Given problem: Everything from the first line down to the line containing "arwyellow, line width=6.8pt]" is to be retyped exactly, both ends included, with pictures left out.

Supplied data:
==========
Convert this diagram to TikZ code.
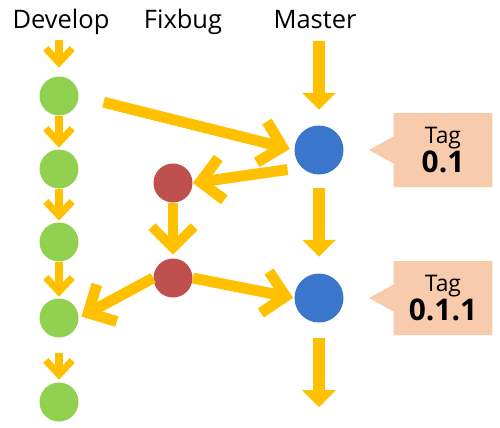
\documentclass[tikz,border=0pt]{standalone}
\usepackage{fontspec}
\setmainfont{Open Sans}
\usetikzlibrary{arrows.meta,shapes.callouts}

\definecolor{arwyellow}{HTML}{FFC000}
\definecolor{devgreen}{HTML}{92D050}
\definecolor{fixred}{HTML}{C0504D}
\definecolor{masblue}{HTML}{3A77CC}
\definecolor{tagpeach}{HTML}{F8CBAD}

\tikzstyle{head} = [font=\fontsize{14.5}{17}\selectfont, anchor=base]
\tikzstyle{dev} = [circle, fill=devgreen, minimum size=0.78cm, inner sep=0pt]
\tikzstyle{fix} = [circle, fill=fixred, minimum size=0.78cm, inner sep=0pt]
\tikzstyle{mas} = [circle, fill=masblue, minimum size=0.98cm, inner sep=0pt]
\tikzstyle{tagbox} = [rectangle callout, fill=tagpeach, minimum width=1.98cm,
  minimum height=1.48cm, inner sep=0pt, callout pointer width=0.54cm,
  align=center, font=\fontsize{13}{15}\selectfont]
\tikzstyle{devarw} = [-{Straight Barb[length=8pt,width=15pt]}, arwyellow, line width=4pt]
\tikzstyle{diagarw} = [-{Straight Barb[length=12pt,width=24pt]}, arwyellow, line width=6.2pt]
\tikzstyle{masarw} = [-{Triangle[length=9.6pt,width=19.3pt,line width=0pt]}, arwyellow, line width=6.8pt]

\begin{document}
\begin{tikzpicture}[x=0.02cm,y=-0.02cm]
\useasboundingbox (0,0) rectangle (500,427);

% branch names
\node[head] (hdev) at (61,28) {Develop};
\node[head] (hfix) at (183,28) {Fixbug};
\node[head] (hmas) at (315,28) {Master};

% commits
\node[dev] (d1) at (59,96) {};
\node[dev] (d2) at (59,169) {};
\node[dev] (d3) at (59,242) {};
\node[dev] (d4) at (59,318) {};
\node[dev] (d5) at (59,402) {};
\node[fix] (f1) at (173,183) {};
\node[fix] (f2) at (173,278) {};
\node[mas] (m1) at (319,150) {};
\node[mas] (m2) at (319,298) {};

% tags
\coordinate (tip1) at (369,150);
\coordinate (tip2) at (369,298);
\node[tagbox, callout absolute pointer=(tip1)] (t1) at (443,150)
  {Tag\\{\fontsize{17}{19}\selectfont\bfseries 0.1}};
\node[tagbox, callout absolute pointer=(tip2)] (t2) at (443,298)
  {Tag\\{\fontsize{17}{19}\selectfont\bfseries 0.1.1}};

\coordinate (dtop) at (59,40);
\coordinate (mtop) at (319,41);
\coordinate (mend) at (319,407);

% develop line
\draw[devarw, shorten >=0.17cm] (dtop) -- (d1);
\draw[devarw, shorten >=0.03cm] (d1) -- (d2);
\draw[devarw, shorten >=0.03cm] (d2) -- (d3);
\draw[devarw, shorten >=0.03cm] (d3) -- (d4);
\draw[devarw, shorten <=0.3cm, shorten >=0.05cm] (d4) -- (d5);

% master line
\draw[masarw, shorten >=0.31cm] (mtop) -- (m1);
\draw[masarw, shorten <=0.27cm, shorten >=0.33cm] (m1) -- (m2);
\draw[masarw, shorten <=0.31cm] (m2) -- (mend);

% merges
\draw[diagarw, shorten <=0.51cm, shorten >=0.09cm] (d1.east) -- (m1.west);
\draw[diagarw, shorten <=0.28cm] (m1.225) -- (f1.east);
\draw[diagarw, line width=5.5pt, shorten >=0.07cm] (f1) -- (f2);
\draw[diagarw, shorten >=0.06cm] (f2.west) -- (d4.east);
\draw[diagarw, shorten >=0.02cm] (f2.east) -- (m2.west);

\end{tikzpicture}
\end{document}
==========
Output of the task:
Convert this diagram to TikZ code.
\documentclass[tikz,border=0pt]{standalone}
\usepackage{fontspec}
\setmainfont{Open Sans}
\usetikzlibrary{arrows.meta,shapes.callouts}

\definecolor{arwyellow}{HTML}{FFC000}
\definecolor{devgreen}{HTML}{92D050}
\definecolor{fixred}{HTML}{C0504D}
\definecolor{masblue}{HTML}{3A77CC}
\definecolor{tagpeach}{HTML}{F8CBAD}

\tikzstyle{head} = [font=\fontsize{14.5}{17}\selectfont, anchor=base]
\tikzstyle{dev} = [circle, fill=devgreen, minimum size=0.78cm, inner sep=0pt]
\tikzstyle{fix} = [circle, fill=fixred, minimum size=0.78cm, inner sep=0pt]
\tikzstyle{mas} = [circle, fill=masblue, minimum size=0.98cm, inner sep=0pt]
\tikzstyle{tagbox} = [rectangle callout, fill=tagpeach, minimum width=1.98cm,
  minimum height=1.48cm, inner sep=0pt, callout pointer width=0.54cm,
  align=center, font=\fontsize{13}{15}\selectfont]
\tikzstyle{devarw} = [-{Straight Barb[length=8pt,width=15pt]}, arwyellow, line width=4pt]
\tikzstyle{diagarw} = [-{Straight Barb[length=12pt,width=24pt]}, arwyellow, line width=6.2pt]
\tikzstyle{masarw} = [-{Triangle[length=9.6pt,width=19.3pt,line width=0pt]}, arwyellow, line width=6.8pt]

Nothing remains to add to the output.